Hi Denis,

On Wed, 2011-03-02 at 09:28 -0600, Denis Kenzior wrote:

> >> Is there a particular reason why you chose to use a ring buffer of ring
> >> buffers? A simple GQueue might be much easier to understand.  If you are
> >> worried about 'infinite queuing' then a simple counter might help to
> >> alleviate that.

I just sent a new version of my patch that does it (forgot to tag it as
v2, sorry).


> >> You change BUFFER_SIZE from 2048 to 4096 and remove the multiplication
> >> here.

Having a constant named BUFFER_SIZE whose value is half a buffer size
did not seem right though. I reinstantated the multiplication, but at
the macro definition level.


> >> So I think we have to be a bit careful here.  HDLC framing can in theory
> >> (if you're maximally unlucky) result in doubling of the data size once
> >> it is framed.  This means that we might have enough space in the current
> >> buffer according to this estimate, but still exceed it once the actual
> >> framing is performed.  If so, then we have to drop the frame.

I checked with random data, and get some frames dropped with a 128
margin, but none with 256. Using a much larger margin might be
detrimental to memory usage, so I chose to leave it like this. We can
address this in a further patch if you wish.
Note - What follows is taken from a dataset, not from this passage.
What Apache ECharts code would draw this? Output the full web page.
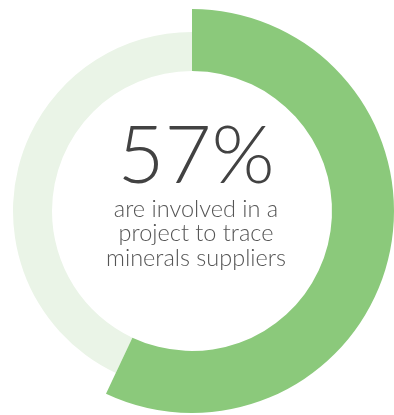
<!DOCTYPE html>
<html>
<head>
<meta charset="utf-8">
<script src="https://cdn.jsdelivr.net/npm/echarts@6/dist/echarts.min.js"></script>
<style>
  html, body { margin: 0; padding: 0; background: #ffffff; }
  #chart { width: 394px; height: 415px; }
</style>
</head>
<body>
<div id="chart"></div>
<script>
// Share of respondents involved in a supplier tracing project
const categories = ['Involved', 'Not involved'];
const shareValues = [57, 43];
const captionLines = ['are involved in a', 'project to trace', 'minerals suppliers'];

const GREEN = '#8bc97b';
const PALE = '#eaf4e7';

const chart = echarts.init(document.getElementById('chart'), null, { renderer: 'canvas' });

const ringCenter = [192, 211];

chart.setOption({
  animation: false,
  backgroundColor: '#ffffff',
  series: [
    {
      // thin pale track showing the remaining share
      type: 'pie',
      center: ringCenter,
      radius: [140, 179],
      startAngle: 90,
      clockwise: true,
      silent: true,
      label: { show: false },
      labelLine: { show: false },
      data: categories.map((name, i) => ({
        name,
        value: shareValues[i],
        itemStyle: { color: i === 0 ? 'rgba(0,0,0,0)' : PALE }
      }))
    },
    {
      // wider highlighted arc for the headline share
      type: 'pie',
      center: ringCenter,
      radius: [140, 202],
      startAngle: 90,
      clockwise: true,
      silent: true,
      label: { show: false },
      labelLine: { show: false },
      data: categories.map((name, i) => ({
        name,
        value: shareValues[i],
        itemStyle: { color: i === 0 ? GREEN : 'rgba(0,0,0,0)' }
      }))
    }
  ],
  graphic: [
    {
      type: 'text',
      x: 196,
      y: 157,
      style: {
        text: shareValues[0] + '%',
        fill: '#424242',
        font: '300 81px Lato, "Open Sans", sans-serif',
        textAlign: 'center',
        textVerticalAlign: 'middle'
      }
    },
    ...captionLines.map((line, i) => ({
      type: 'text',
      x: 196,
      y: 209 + i * 24.5,
      style: {
        text: line,
        fill: '#555555',
        font: '300 23.5px Lato, "Open Sans", sans-serif',
        textAlign: 'center',
        textVerticalAlign: 'middle'
      }
    }))
  ]
});
</script>
</body>
</html>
> Yes, we definitely want to have some sort of buffer pool management
> strategy to share a pool of buffers between different entities (e.g.
> GAtMux, GAtServer, GAtHDLC).  Have you looked at g_slice* inside glib
> yet?  I think we can take advantage of the fact that most of our ring
> buffers are sized at 4k.

It looks like this allocator should be used in ringbuffer.c. Let's
discuss that and follow up with another patch.